Considerando que os PER são partidos “à esquerda da” e não apenas na “ala esquerda da” social-democracia, Luke March avança com uma muito útil categorização dos mesmos: comunistas conservadores, onde inclui o PCP (marxistas-leninistas ainda quase acríticos da experiência soviética), comunistas reformadores (críticos da experiência soviética e do centralismo democrático), socialistas democráticos, onde inclui o Bloco de Esquerda (oposição profunda ao modelo soviético e à democracia “neoliberal”, adotando os temas da “nova esquerda”) e socialistas populistas (semelhantes aos socialistas democráticos, mas mais marcados por apelos antisistema e antielite, ecletismo ideológico e ênfase na identidade).
Centrando-se na experiência Portuguesa, os prismas de análise utilizados permitem uma visão bastante fundamentada e comparada sobre as duas principais forças políticas nacionais à esquerda do PS: desde a sua origem e enquadramento político à sua evolução eleitoral, passando pelo perfil dos eleitores, pela taxa de militância e pelos posicionamentos ideológicos, pela predisposição para a coligação e pela performance eleitoral.
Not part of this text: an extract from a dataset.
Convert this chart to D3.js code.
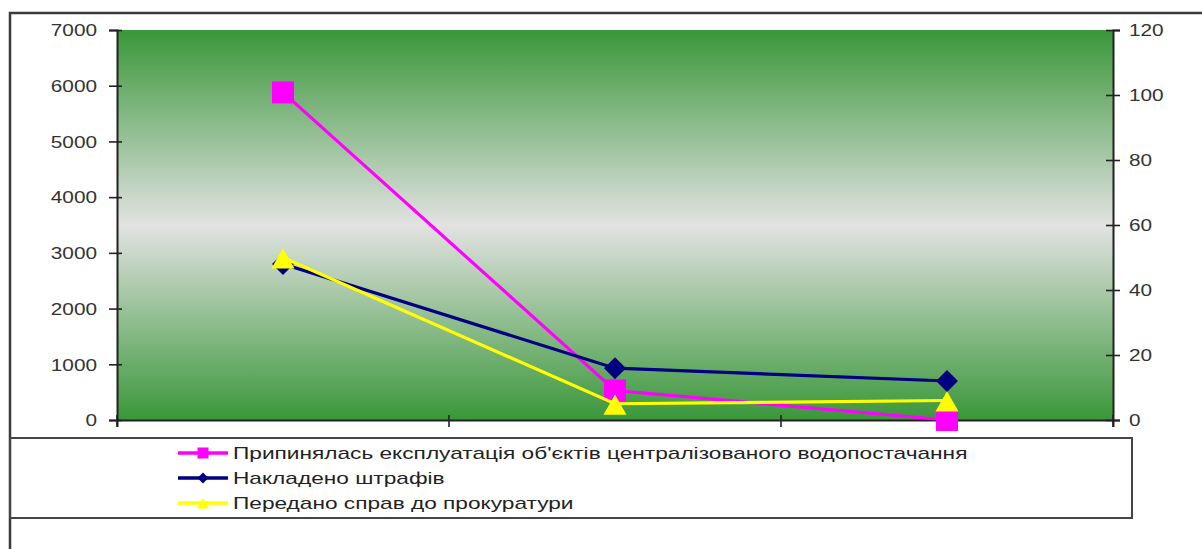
<!DOCTYPE html>
<html><head><meta charset="utf-8">
<script src="https://cdn.jsdelivr.net/npm/d3@7"></script>
<style>
body{margin:0;background:#fff}
text{font-family:"Liberation Sans",Arial,sans-serif}
</style>
</head><body>
<svg id="c" width="1202" height="549"></svg>
<script>
// ---- data ----
const categories = ["A", "B", "C"];
const seriesNames = [
  "Припинялась експлуатація об'єктів централізованого водопостачання",
  "Накладено штрафів",
  "Передано справ до прокуратури"
];
const stoppedValues = [5880, 530, 0];   // left axis
const finesValues = [2800, 930, 700];   // left axis
const referredValues = [50, 5, 6];      // right axis
const leftTicks = [0, 1000, 2000, 3000, 4000, 5000, 6000, 7000];
const rightTicks = [0, 20, 40, 60, 80, 100, 120];

// ---- layout ----
const svg = d3.select("#c");
const L = 117, R = 1113, T = 30, B = 420;
const SX = 1.3; // horizontal stretch of text

const x = d3.scaleBand().domain(categories).range([L, R]);
const yL = d3.scaleLinear().domain([0, 7000]).range([B, T]);
const yR = d3.scaleLinear().domain([0, 120]).range([B, T]);

// outer frame
svg.append("path").attr("d", `M10,549 L10,13 L1202,13`).attr("fill", "none")
  .attr("stroke", "#3a3a3a").attr("stroke-width", 2.5);

// gradient
const defs = svg.append("defs");
const g = defs.append("linearGradient").attr("id", "bg").attr("x1", 0).attr("y1", 0).attr("x2", 0).attr("y2", 1);
g.append("stop").attr("offset", "0%").attr("stop-color", "#3a973a");
g.append("stop").attr("offset", "50%").attr("stop-color", "#e2e2e2");
g.append("stop").attr("offset", "100%").attr("stop-color", "#3a973a");
svg.append("rect").attr("x", L).attr("y", T).attr("width", R - L).attr("height", B - T).attr("fill", "url(#bg)");

// axes
const axL = svg.append("g").attr("transform", `translate(${L},0)`)
  .call(d3.axisLeft(yL).tickValues(leftTicks).tickFormat(d3.format("d")).tickSize(8).tickPadding(0));
const axR = svg.append("g").attr("transform", `translate(${R},0)`)
  .call(d3.axisRight(yR).tickValues(rightTicks).tickFormat(d3.format("d")).tickSize(7).tickPadding(0));
const axX = svg.append("g").attr("transform", `translate(0,${B})`)
  .call(d3.axisBottom(x).tickSize(7).tickFormat(""));
[axL, axR, axX].forEach(a => {
  a.select(".domain").attr("stroke", "#222").attr("stroke-width", 2);
  a.selectAll(".tick line").attr("stroke", "#222").attr("stroke-width", 1.6);
});
axL.selectAll(".tick line").attr("x1", 5);
axR.selectAll(".tick line").attr("x1", -7);
// x axis ticks at band boundaries
axX.selectAll(".tick").remove();
axX.selectAll(".bt").data(categories.concat(["end"])).enter().append("line")
  .attr("x1", (d, i) => i < categories.length ? x(d) : x(categories[categories.length - 1]) + x.bandwidth())
  .attr("x2", (d, i) => i < categories.length ? x(d) : x(categories[categories.length - 1]) + x.bandwidth())
  .attr("y1", -5).attr("y2", 7).attr("stroke", "#222").attr("stroke-width", 1.6);

axL.selectAll(".tick text").attr("x", -20 / SX).attr("dy", "0.36em")
  .attr("transform", `scale(${SX},1)`).attr("font-size", 16).attr("fill", "#333")
  .attr("font-family", '"Liberation Sans",Arial,sans-serif');
axR.selectAll(".tick text").attr("x", 16 / SX).attr("dy", "0.36em")
  .attr("transform", `scale(${SX},1)`).attr("font-size", 16).attr("fill", "#333")
  .attr("font-family", '"Liberation Sans",Arial,sans-serif');

// series
const series = [
  { name: seriesNames[0], values: stoppedValues, y: yL, color: "#ff00ff", shape: "square" },
  { name: seriesNames[1], values: finesValues, y: yL, color: "#000080", shape: "diamond" },
  { name: seriesNames[2], values: referredValues, y: yR, color: "#ffff00", shape: "triangle" }
];
function markerPath(shape, s) {
  const h = s / 2;
  if (shape === "square") return `M${-h},${-h}H${h}V${h}H${-h}Z`;
  if (shape === "diamond") return `M0,${-h}L${h},0L0,${h}L${-h},0Z`;
  return `M0,${-h * 0.85}L${h * 1.05},${h}L${-h * 1.05},${h}Z`;
}
const cx = d => x(d) + x.bandwidth() / 2;
series.forEach(s => {
  const pts = categories.map((c, i) => [cx(c), s.y(s.values[i])]);
  svg.append("path").attr("d", d3.line()(pts)).attr("fill", "none")
    .attr("stroke", s.color).attr("stroke-width", 3.2);
  svg.selectAll(null).data(pts).enter().append("path")
    .attr("transform", p => `translate(${p[0]},${p[1]})`)
    .attr("d", markerPath(s.shape, 22))
    .attr("fill", s.color);
});

// legend
svg.append("rect").attr("x", 10).attr("y", 438).attr("width", 1122).attr("height", 80)
  .attr("fill", "none").attr("stroke", "#444").attr("stroke-width", 2);
const rows = [453, 478, 503];
const texts = [];
series.forEach((s, i) => {
  const gy = rows[i];
  svg.append("line").attr("x1", 178).attr("x2", 228).attr("y1", gy).attr("y2", gy)
    .attr("stroke", s.color).attr("stroke-width", 3.5);
  svg.append("path").attr("transform", `translate(203,${gy})`).attr("d", markerPath(s.shape, 11)).attr("fill", s.color);
  texts.push(svg.append("text").attr("y", gy).attr("dy", "0.36em")
    .attr("font-size", 16).attr("fill", "#222").text(s.name));
});
const w0 = texts[0].node().getComputedTextLength();
const LSX = 735 / w0;
texts.forEach(t => t.attr("x", 233 / LSX).attr("transform", `scale(${LSX},1)`));
</script>
</body></html>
Abordando a inevitável questão da inexistência de um governo suportado por mais do que um partido à esquerda em Portugal, são apresentadas explicações diversas, algumas mais em linha com o senso comum do que outras. Destaque para curiosa constatação da ampla distância ideológica que separa o PS dos partidos à sua esquerda, não por estes últimos se situarem excessivamente no extremo (o BE até se encontra à direita da média dos PER europeus), mas sim pelo PS estar bastante mais ao centro do que a maioria dos partidos europeus da sua família política. Destaque também para a menos evidente constatação de que a existência de dois partidos de esquerda radical com uma dimensão significativa dificulta os entendimentos. Se a cooperação com o centro-esquerda for protagonizada por apenas uma destas forças políticas, a segunda fica como o caminho livre para monopolizar o protesto sozinha.
Estas e muitas outras dimensões são exploradas pelo livro de Luke March e André Freire. A obra está longe de esgotar os trabalhos sobre o objeto em questão, não sendo evidentemente essa a visão dos seus autores. Vem sim garantir um contributo estruturado de peso para melhor conhecer e compreender a esquerda radical em Portugal e na Europa."